Title: Leishmania — Leishmaniasis

Introduction: Leishmania is the protozoan parasite that is responsible for the disease Leishmaniasis.  There are around 20 different species of Leishmania. It is a vector borne disease transmitted to humans and other vertebrates by sand flies.  Symptoms of the disease range from confined skin ulcers (cutaneous Leishmaniasis) to potentially lethal systemic infection (visceral Leishmaniasis)1.  Leishmaniasis is most common in Mexico, Central America, South America (excluding Uraguay and Chile), most parts of Asia, the Middle East, Africa, and Southern Europe.  Many different sand fly vectors have adapted to different climates and environments and have the potential to continue to adapt and extend their georgraphic range. 1


Symbiont Description:  Leishmania is the genus name of the protozoan parasite. There are over 20 different species of Leishmania that live in various subtropical/tropical regions of the world. 
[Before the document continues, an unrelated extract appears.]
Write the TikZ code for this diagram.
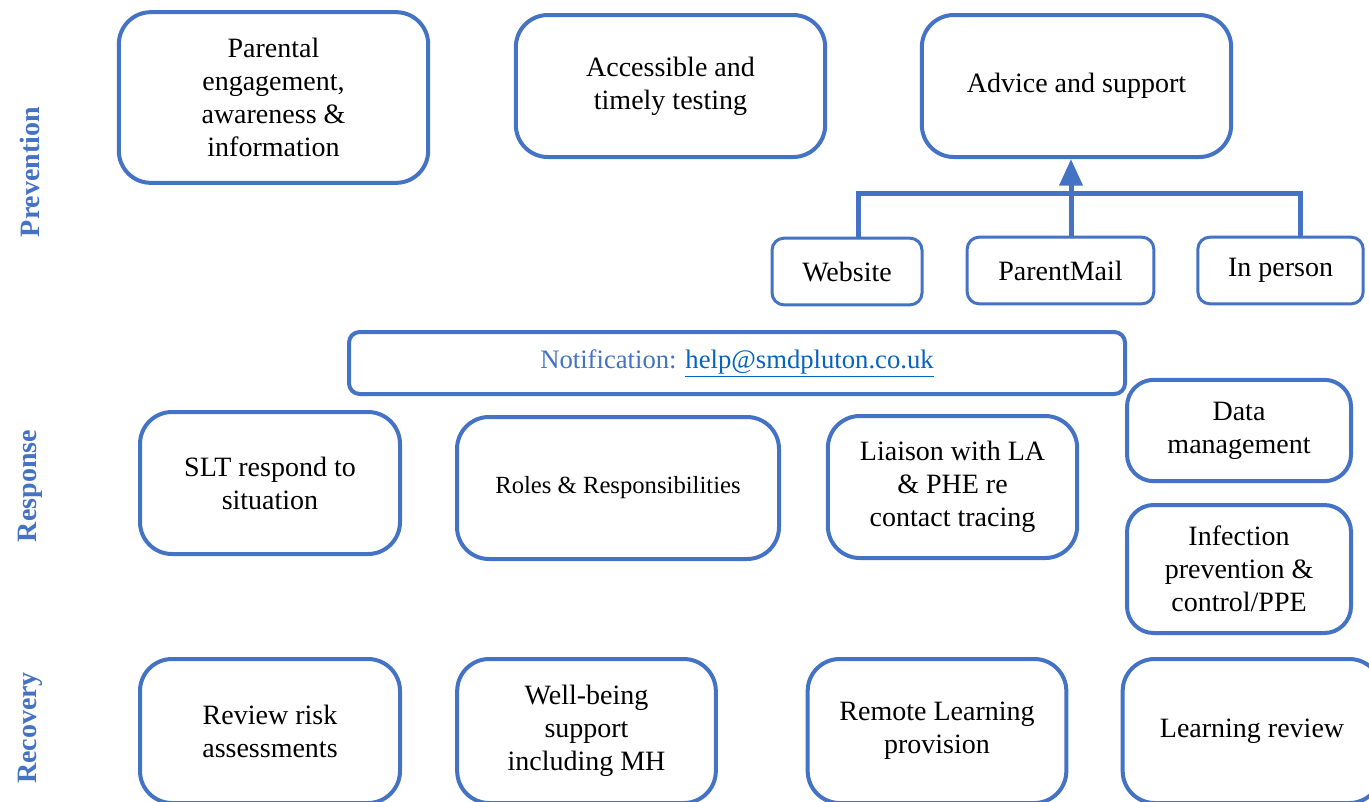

Host Description:  In the first stage of life, sandflies serve as the host for leishmania.   The second stage of life occurs when a sandfly bites a vertebrate for a blood snack.  Common vertebrates that leishmania live in include humans, dogs, and other mammals. 
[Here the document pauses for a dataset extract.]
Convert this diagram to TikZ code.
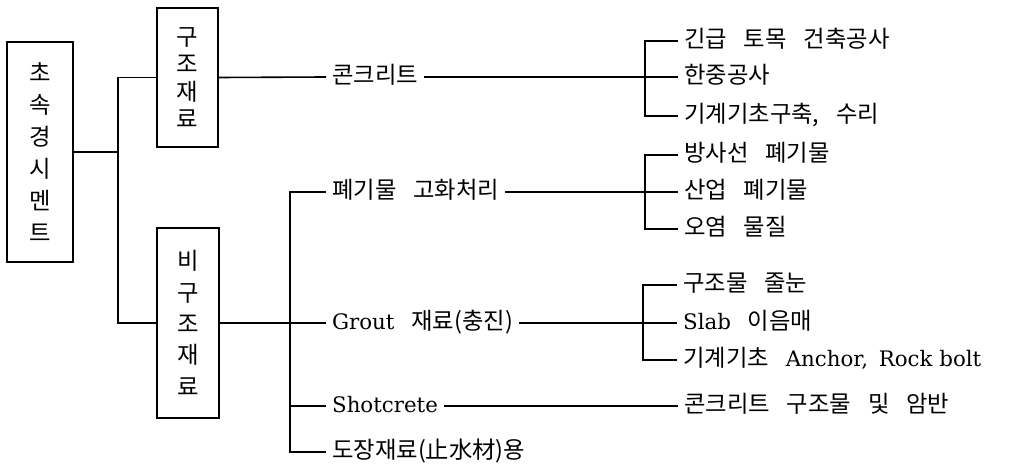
\documentclass[tikz,border=0pt]{standalone}
\usepackage{fontspec}
\newfontfamily\kr{Noto Sans CJK KR}
\newfontfamily\latf{DejaVu Serif}
\newcommand\latn[1]{{\latf\fontsize{16}{20}\selectfont #1}}
\newcommand\kgap{\hspace{0.72em}}
\begin{document}
\begin{tikzpicture}[x=0.75pt,y=-0.75pt,line width=1.2pt,
  lbl/.style={font=\kr\fontsize{17.5}{20}\selectfont,inner xsep=4pt,inner ysep=0pt,text height=14pt,text depth=4pt,anchor=west},
  leaf/.style={lbl},
  mid/.style={lbl},
  vbox/.style={draw,line width=1.4pt,align=center,inner sep=0pt},
]
\useasboundingbox (0,0) rectangle (1023,470);

% boxes
\node[vbox,minimum width=49.5pt,minimum height=165pt,font=\kr\fontsize{17.5}{24}\selectfont] (root) at (40,152) {초\\속\\경\\시\\멘\\트};
\node[vbox,minimum width=45.75pt,minimum height=104.25pt,font=\kr\fontsize{17.5}{20.5}\selectfont] (struct) at (187.5,77.5) {구\\조\\재\\료};
\node[vbox,minimum width=46.5pt,minimum height=142.5pt,font=\kr\fontsize{17.5}{23.5}\selectfont] (nonstruct) at (188,323) {비\\구\\조\\재\\료};

\coordinate (j1) at (118,152);
\draw (root.east) -- (j1);
\draw (struct.west) -| (j1) |- (nonstruct.west);

% concrete branch
\node[mid] (con) at (326,77) {콘크리트};
\draw (struct.east) -- (con.west);
\coordinate (j2) at (645,77);
\node[leaf] (l11) at (678,41) {긴급\kgap 토목\kgap 건축공사};
\node[leaf] (l12) at (678,77) {한중공사};
\node[leaf] (l13) at (678,116) {기계기초구축,\kgap 수리};
\draw (con.east) -- (l12.west);
\draw (l11.west) -| (j2) |- (l13.west);

% non-structural branch
\coordinate (j3) at (290,323);
\node[mid] (waste) at (326,192) {폐기물\kgap 고화처리};
\node[mid] (grout) at (326,323) {\latn{Grout}\kgap 재료(충진)};
\node[mid] (shot) at (326,406) {\latn{Shotcrete}};
\node[mid] (paint) at (326,452) {도장재료(止水材)용};
\draw (nonstruct.east) -- (grout.west);
\draw (waste.west) -| (j3) |- (paint.west);
\draw (j3 |- shot.west) -- (shot.west);

% waste leaves
\coordinate (j4) at (645,192);
\node[leaf] (l21) at (678,155) {방사선\kgap 폐기물};
\node[leaf] (l22) at (678,192) {산업\kgap 폐기물};
\node[leaf] (l23) at (678,229) {오염\kgap 물질};
\draw (waste.east) -- (l22.west);
\draw (l21.west) -| (j4) |- (l23.west);

% grout leaves
\coordinate (j5) at (643,323);
\node[leaf] (l31) at (677,285) {구조물\kgap 줄눈};
\node[leaf] (l32) at (677,323) {\latn{Slab}\kgap 이음매};
\node[leaf] (l33) at (677,360) {기계기초\kgap\latn{Anchor,\hspace{0.5em}Rock bolt}};
\draw (grout.east) -- (l32.west);
\draw (l31.west) -| (j5) |- (l33.west);

% shotcrete leaf
\node[leaf] (l41) at (678,406) {콘크리트\kgap 구조물\kgap 및\kgap 암반};
\draw (shot.east) -- (l41.west);
\end{tikzpicture}
\end{document}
Life Cycle: There are two distinct stages during the lifecycle of Leishmania.  First, a sand fly infected with the parasite bites a human and injects the parasite (which is in the Promastigote stage) into the skin.  The Promastigote is phagocytized by macrophages, which transform the Promastigote into Amastigotes.   The Amastigotes multiply in various tissues throughout the body.  A sand fly bites an infected individual and the Amastigotes turns into the Promastigote stage when it reaches the midgut of the fly.  The Amastigotes multiplies throughout the sand fly and the cycle starts all over again.1

Ecology:  Leishmaniasis occurs in two different forms, cutaneous and visceral.  Cutaneous Leishmaniasis is much more common and is characterized by skin ulcers.  Visceral Leishmaniasis is a lot more serious including extreme weight loss, inflammation of the liver and spleen and reduced red blood cell count which can ultimately lead to death.  90% of VL occurs in India, Bangladesh, Nepal, Sudan, Etiopia, and Brazil1.  90% of CL occurs in Afghanistan, Algeria, Iran, Saudi Arabia, Syria, Brazil, Columbia, Peru and Bolivia1.  The disease does not spread epidemically unless humans are involved. 

An Example of Vector Born Transmission:  Vector Born transmission occurs when the vector spreads the disease.  The most common vectors that spread diseases are arthropods, which account for 85% of all known animal species3.  The arthropods spread the disease by either biting or stinging.  In the case of Leishmaniasis, the sand fly is the vector.  It bites various vertebrates and injects the Leishmaniasis into the skin.